There is something almost sci-fi about Orthopedic Associates, the prominent local joint ‘n bone shop with garages in Poughkeepsie, Kingston, and Rhinebeck. It begins at the computerized induction terminals with insurance-card scanning. It proceeds from there with a kink-free, unbroken sense of managed experience and patient custody.
Perhaps it is the clean, labyrinthine complexity of the floor plan, the continuum of care represented in the musculoskeletal design of the facility, sight lines controlled with an almost Disney-like attention to the integrity and confidence of the patient experience.
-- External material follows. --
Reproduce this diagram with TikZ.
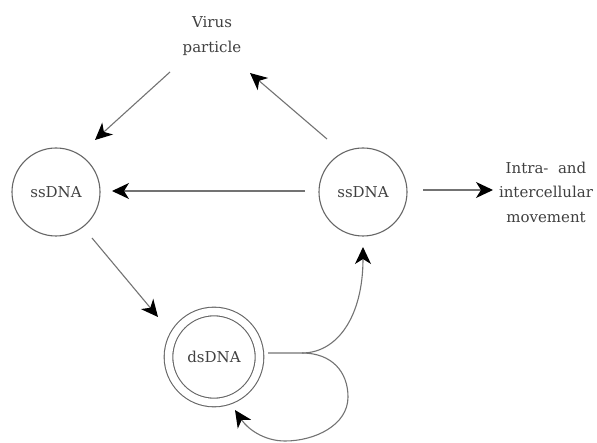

It is the color-coded waiting areas and signage, the synchronized, station-to-station circulatory flow of a typical visit in which the patient is handed from scrubbed personnel to personnel in a spatial dramatization of a medical decision-tree, deposited in waiting areas, fetched by a new face that already knows your name and progress: tagging by joint of complaint, fact-gathering and date entry, preemptive scans, consultation and diagnosis, treatment plan, and discharge.
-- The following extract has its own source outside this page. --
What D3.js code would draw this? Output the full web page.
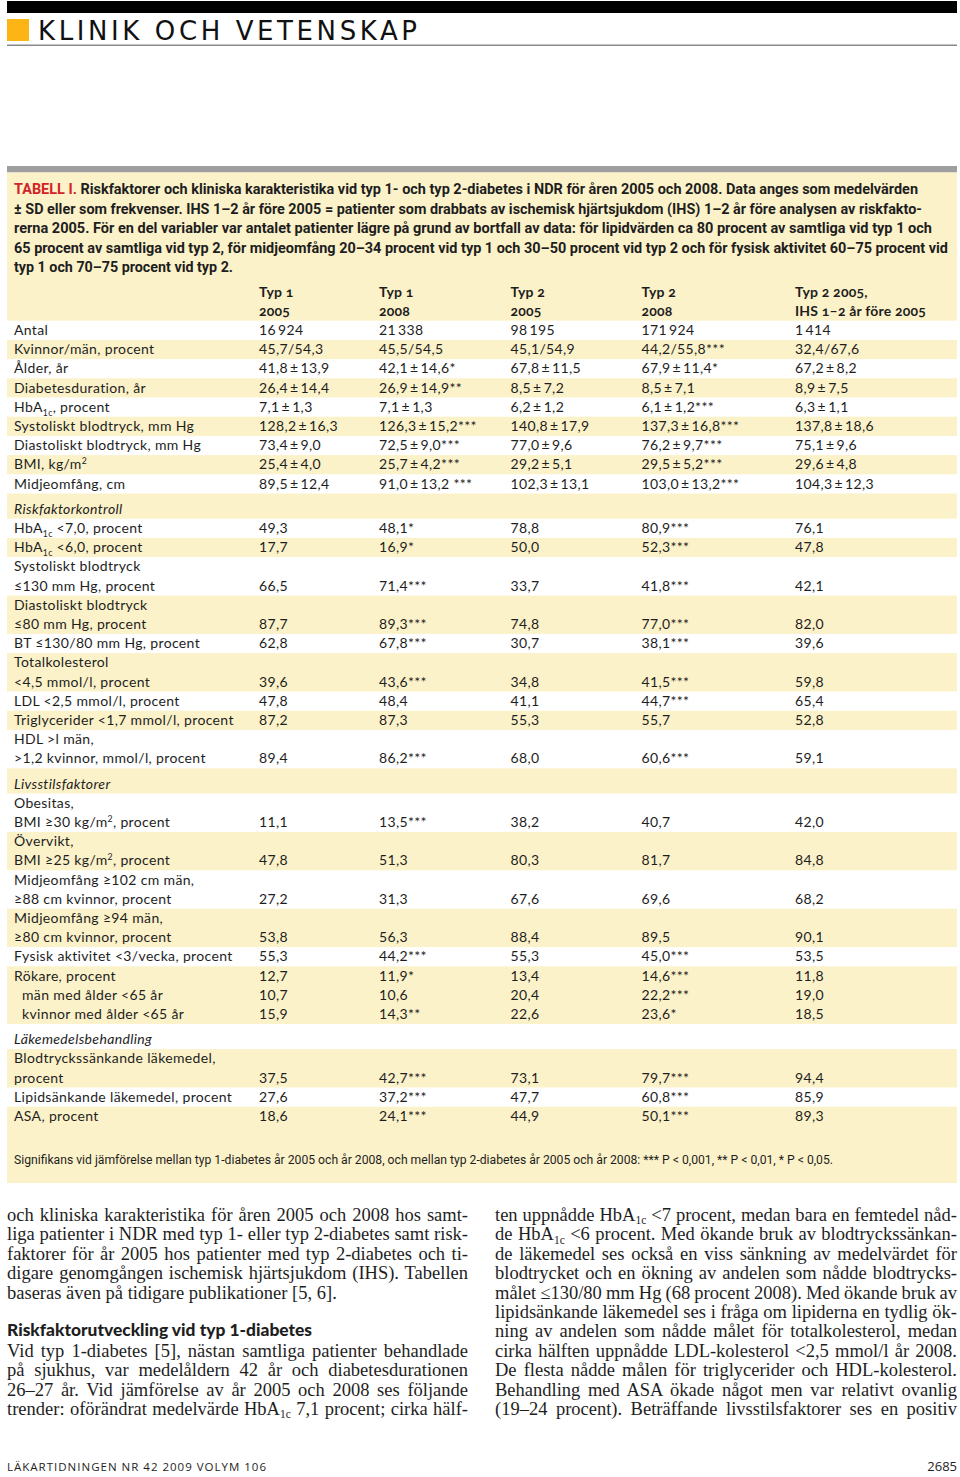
<!DOCTYPE html>
<html><head><meta charset="utf-8">
<script src="https://cdn.jsdelivr.net/npm/d3@7"></script>
<style>body{margin:0;background:#fff} svg{display:block}</style>
</head><body>
<svg id="page" width="960" height="1477"></svg>
<script>
// ---------------- DATA ----------------
const pageTitle = "KLINIK OCH VETENSKAP";
const captionLines = [
  "Riskfaktorer och kliniska karakteristika vid typ 1- och typ 2-diabetes i NDR för åren 2005 och 2008. Data anges som medelvärden",
  "± SD eller som frekvenser. IHS 1–2 år före 2005 = patienter som drabbats av ischemisk hjärtsjukdom (IHS) 1–2 år före analysen av riskfakto-",
  "rerna 2005. För en del variabler var antalet patienter lägre på grund av bortfall av data: för lipidvärden ca 80 procent av samtliga vid typ 1 och",
  "65 procent av samtliga vid typ 2, för midjeomfång 20–34 procent vid typ 1 och 30–50 procent vid typ 2 och för fysisk aktivitet 60–75 procent vid",
  "typ 1 och 70–75 procent vid typ 2."
];
const captionTag = "TABELL I.";
const colHeads = [["Typ 1","2005"],["Typ 1","2008"],["Typ 2","2005"],["Typ 2","2008"],["Typ 2 2005,","IHS 1–2 år före 2005"]];
const T = "\u2009±\u2009";
const rowLabels = [
  "Antal","Kvinnor/män, procent","Ålder, år","Diabetesduration, år","HbA_{1c}, procent",
  "Systoliskt blodtryck, mm Hg","Diastoliskt blodtryck, mm Hg","BMI, kg/m^{2}","Midjeomfång, cm",
  "Riskfaktorkontroll",
  "HbA_{1c} <7,0, procent","HbA_{1c} <6,0, procent","Systoliskt blodtryck\n≤130 mm Hg, procent",
  "Diastoliskt blodtryck\n≤80 mm Hg, procent","BT ≤130/80 mm Hg, procent","Totalkolesterol\n<4,5 mmol/l, procent",
  "LDL <2,5 mmol/l, procent","Triglycerider <1,7 mmol/l, procent","HDL >l män,\n>1,2 kvinnor, mmol/l, procent",
  "Livsstilsfaktorer",
  "Obesitas,\nBMI ≥30 kg/m^{2}, procent","Övervikt,\nBMI ≥25 kg/m^{2}, procent","Midjeomfång ≥102 cm män,\n≥88 cm kvinnor, procent",
  "Midjeomfång ≥94 män,\n≥80 cm kvinnor, procent","Fysisk aktivitet <3/vecka, procent","Rökare, procent",
  "  män med ålder <65 år","  kvinnor med ålder <65 år",
  "Läkemedelsbehandling",
  "Blodtryckssänkande läkemedel,\nprocent","Lipidsänkande läkemedel, procent","ASA, procent"
];
const typ1_2005 = ["16\u2009924","45,7/54,3","41,8"+T+"13,9","26,4"+T+"14,4","7,1"+T+"1,3","128,2"+T+"16,3","73,4"+T+"9,0","25,4"+T+"4,0","89,5"+T+"12,4",
  null,"49,3","17,7","66,5","87,7","62,8","39,6","47,8","87,2","89,4",
  null,"11,1","47,8","27,2","53,8","55,3","12,7","10,7","15,9",
  null,"37,5","27,6","18,6"];
const typ1_2008 = ["21\u2009338","45,5/54,5","42,1"+T+"14,6*","26,9"+T+"14,9**","7,1"+T+"1,3","126,3"+T+"15,2***","72,5"+T+"9,0***","25,7"+T+"4,2***","91,0"+T+"13,2 ***",
  null,"48,1*","16,9*","71,4***","89,3***","67,8***","43,6***","48,4","87,3","86,2***",
  null,"13,5***","51,3","31,3","56,3","44,2***","11,9*","10,6","14,3**",
  null,"42,7***","37,2***","24,1***"];
const typ2_2005 = ["98\u2009195","45,1/54,9","67,8"+T+"11,5","8,5"+T+"7,2","6,2"+T+"1,2","140,8"+T+"17,9","77,0"+T+"9,6","29,2"+T+"5,1","102,3"+T+"13,1",
  null,"78,8","50,0","33,7","74,8","30,7","34,8","41,1","55,3","68,0",
  null,"38,2","80,3","67,6","88,4","55,3","13,4","20,4","22,6",
  null,"73,1","47,7","44,9"];
const typ2_2008 = ["171\u2009924","44,2/55,8***","67,9"+T+"11,4*","8,5"+T+"7,1","6,1"+T+"1,2***","137,3"+T+"16,8***","76,2"+T+"9,7***","29,5"+T+"5,2***","103,0"+T+"13,2***",
  null,"80,9***","52,3***","41,8***","77,0***","38,1***","41,5***","44,7***","55,7","60,6***",
  null,"40,7","81,7","69,6","89,5","45,0***","14,6***","22,2***","23,6*",
  null,"79,7***","60,8***","50,1***"];
const ihs2005 = ["1\u2009414","32,4/67,6","67,2"+T+"8,2","8,9"+T+"7,5","6,3"+T+"1,1","137,8"+T+"18,6","75,1"+T+"9,6","29,6"+T+"4,8","104,3"+T+"12,3",
  null,"76,1","47,8","42,1","82,0","39,6","59,8","65,4","52,8","59,1",
  null,"42,0","84,8","68,2","90,1","53,5","11,8","19,0","18,5",
  null,"94,4","85,9","89,3"];
const footnote = "Signifikans vid jämförelse mellan typ 1-diabetes år 2005 och år 2008, och mellan typ 2-diabetes år 2005 och år 2008: *** P < 0,001, ** P < 0,01, * P < 0,05.";
const bodyLeft = [
  "och kliniska karakteristika för åren 2005 och 2008 hos samt-",
  "liga patienter i NDR med typ 1- eller typ 2-diabetes samt risk-",
  "faktorer för år 2005 hos patienter med typ 2-diabetes och ti-",
  "digare genomgången ischemisk hjärtsjukdom (IHS). Tabellen",
  "baseras även på tidigare publikationer [5, 6].",
  "",
  "",
  "Vid typ 1-diabetes [5], nästan samtliga patienter behandlade",
  "på sjukhus, var medelåldern 42 år och diabetesdurationen",
  "26–27 år. Vid jämförelse av år 2005 och 2008 ses följande",
  "trender: oförändrat medelvärde HbA_{1c} 7,1 procent; cirka hälf-"
];
const bodyHeading = "Riskfaktorutveckling vid typ 1-diabetes";
const bodyRight = [
  "ten uppnådde HbA_{1c} <7 procent, medan bara en femtedel nåd-",
  "de HbA_{1c} <6 procent. Med ökande bruk av blodtryckssänkan-",
  "de läkemedel ses också en viss sänkning av medelvärdet för",
  "blodtrycket och en ökning av andelen som nådde blodtrycks-",
  "målet ≤130/80 mm Hg (68 procent 2008). Med ökande bruk av",
  "lipidsänkande läkemedel ses i fråga om lipiderna en tydlig ök-",
  "ning av andelen som nådde målet för totalkolesterol, medan",
  "cirka hälften uppnådde LDL-kolesterol <2,5 mmol/l år 2008.",
  "De flesta nådde målen för triglycerider och HDL-kolesterol.",
  "Behandling med ASA ökade något men var relativt ovanlig",
  "(19–24 procent). Beträffande livsstilsfaktorer ses en positiv"
];
const footerLeft = "LÄKARTIDNINGEN NR 42 2009 VOLYM 106";
const footerRight = "2685";

// ---------------- DRAW ----------------
const svg = d3.select("#page");
const L = 7, R = 957;
const YEL = "#FCF2C9", INK = "#1e1e1e";
const SANS = "Lato, 'Open Sans', sans-serif";

function rich(sel, str, size, subShift) {
  const re = /([_^])\{([^}]*)\}/g;
  let last = 0, m, shift = 0;
  const parts = [];
  while ((m = re.exec(str))) {
    if (m.index > last) parts.push({t: str.slice(last, m.index), k: ""});
    parts.push({t: m[2], k: m[1]});
    last = re.lastIndex;
  }
  if (last < str.length) parts.push({t: str.slice(last), k: ""});
  parts.forEach(p => {
    const ts = sel.append("tspan").text(p.t);
    const target = p.k === "_" ? size * (subShift || 0.3) : p.k === "^" ? -size * 0.38 : 0;
    if (target !== shift) { ts.attr("dy", target - shift); shift = target; }
    if (p.k) ts.attr("font-size", size * 0.62);
  });
  return sel;
}

// masthead
svg.append("rect").attr("x", L).attr("y", 1).attr("width", R - L).attr("height", 12).attr("fill", "#000");
svg.append("rect").attr("x", 7).attr("y", 19).attr("width", 22).attr("height", 22).attr("fill", "#FDB515");
svg.append("text").attr("x", 38).attr("y", 40)
  .attr("font-family", "'DejaVu Sans', sans-serif").attr("font-size", 26).attr("fill", "#111")
  .attr("textLength", 379).attr("lengthAdjust", "spacing").text(pageTitle);
svg.append("rect").attr("x", L).attr("y", 44.5).attr("width", R - L).attr("height", 1.5).attr("fill", "#8a8a8a");

// table box
svg.append("rect").attr("x", L).attr("y", 166).attr("width", R - L).attr("height", 6.5).attr("fill", "#9e9e9e");
svg.append("rect").attr("x", L).attr("y", 172.5).attr("width", R - L).attr("height", 1183 - 172.5).attr("fill", YEL);

// caption
const capWidths = [904, 908, 918, 934, 219];
captionLines.forEach((line, i) => {
  const t = svg.append("text").attr("x", 14).attr("y", 194 + i * 19.5)
    .attr("font-family", "Roboto, sans-serif").attr("font-weight", 700).attr("font-size", 14.5)
    .attr("fill", INK).attr("textLength", capWidths[i]).attr("lengthAdjust", "spacingAndGlyphs");
  if (i === 0) {
    t.append("tspan").attr("fill", "#D2232A").text(captionTag + " ");
    t.append("tspan").text(line);
  } else t.text(line);
});

// rows layout
const LH = 19.2, SECT = 6;
const cols = [typ1_2005, typ1_2008, typ2_2005, typ2_2008, ihs2005];
const colKeys = ["t1_05", "t1_08", "t2_05", "t2_08", "ihs"];
const x = d3.scaleOrdinal().domain(colKeys).range([259, 379, 510.5, 641.5, 795]);
let yCur = 320.7, group = -1;
const rows = rowLabels.map((lab, i) => {
  const indent = /^\s+/.test(lab);
  if (!indent) group++;
  const section = cols.every(c => c[i] === null);
  const lines = lab.trim().split("\n");
  const h = lines.length * LH + (section ? SECT : 0);
  const r = {i, lines, indent, section, group, top: yCur, h, pad: section ? SECT : 0};
  yCur += h;
  return r;
});

// white stripes per group
const groups = d3.groups(rows, d => d.group);
svg.append("g").selectAll("rect").data(groups.filter(g => g[0] % 2 === 0)).join("rect")
  .attr("x", L).attr("width", R - L)
  .attr("y", g => g[1][0].top)
  .attr("height", g => d3.sum(g[1], r => r.h))
  .attr("fill", "#fff");

// column headers
const hdr = svg.append("g").attr("font-family", SANS).attr("font-weight", 700).attr("font-size", 14)
  .attr("fill", INK).style("font-variant-numeric", "oldstyle-nums").style("letter-spacing", "0.2px");
colKeys.forEach((k, ci) => {
  colHeads[ci].forEach((h, j) => {
    hdr.append("text").attr("x", x(k)).attr("y", 320.7 - (2 - j) * LH + 14.3).text(h);
  });
});

// labels & values
const body = svg.append("g").attr("font-family", SANS).attr("font-size", 14).attr("fill", INK)
  .style("letter-spacing", "0.35px");
rows.forEach(r => {
  r.lines.forEach((ln, j) => {
    const t = body.append("text").attr("x", 14 + (r.indent ? 8 : 0))
      .attr("y", r.top + r.pad + j * LH + 14.3);
    if (r.section) t.attr("font-style", "italic");
    rich(t, ln, 14);
  });
  const yb = r.top + r.pad + (r.lines.length - 1) * LH + 14.3;
  colKeys.forEach((k, ci) => {
    const v = cols[ci][r.i];
    if (v !== null) body.append("text").attr("x", x(k)).attr("y", yb).text(v);
  });
});

// footnote
svg.append("text").attr("x", 14).attr("y", 1164)
  .attr("font-family", "Roboto, sans-serif").attr("font-size", 12).attr("fill", INK)
  .attr("textLength", 819).attr("lengthAdjust", "spacingAndGlyphs").text(footnote);

// body text
function justify(sel, target) {
  const n = sel.node();
  const w = n.getComputedTextLength();
  const sp = (n.textContent.match(/ /g) || []).length;
  if (sp) sel.style("word-spacing", ((target - w) / sp) + "px");
}
const PITCH = 19.4, B0 = 1221, BFS = 18.5;
function column(lines, x0, width) {
  lines.forEach((ln, k) => {
    if (!ln) return;
    const t = svg.append("text").attr("x", x0).attr("y", B0 + k * PITCH)
      .attr("font-family", "'Liberation Serif', serif").attr("font-size", BFS).attr("fill", INK);
    rich(t, ln, BFS, 0.18);
    const isLast = k === lines.length - 1 ? false : !lines[k + 1];
    if (!isLast) justify(t, width);
  });
}
column(bodyLeft, 7, 461);
column(bodyRight, 495, 462);
svg.append("text").attr("x", 7).attr("y", B0 + 6 * PITCH - 1)
  .attr("font-family", "Lato, sans-serif").attr("font-weight", 900).attr("font-size", 16.5).attr("fill", INK)
  .attr("textLength", 305).attr("lengthAdjust", "spacingAndGlyphs").text(bodyHeading);

// footer
svg.append("text").attr("x", 7).attr("y", 1471)
  .attr("font-family", "'Open Sans', sans-serif").attr("font-size", 11.5).attr("fill", INK)
  .attr("textLength", 259).attr("lengthAdjust", "spacing").text(footerLeft);
svg.append("text").attr("x", 957).attr("y", 1471).attr("text-anchor", "end")
  .attr("font-family", "'Open Sans', sans-serif").attr("font-size", 13).attr("fill", INK).text(footerRight);
</script>
</body></html>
There is a feeling of no cracks to fall through. Behind the scenes, the articulation of payers and payees is tested and cleared with at least the same attention to detail.
In truth, this futuristic quality is common to all corporate, end-to-end medical specialty facilities with that one-stop, under-one-roof vibe. It is the opposite of a romanticized old-world office experience, where the maverick, clue-hunting Sherlock of a doctor sees beyond the textbooks and AMA guidelines and saves the day, your day.
Do you believe more in the latitude and prerogative of individual genius or in compounded, error-proof wisdom of tested systems? Do you experience this particular future as a triumph of design over disorder or a depersonalized, post-industrial dystopia on whose scans your soul’s slickness will never show?
I was there to get my shoulder checked out. They think it is just bursitis.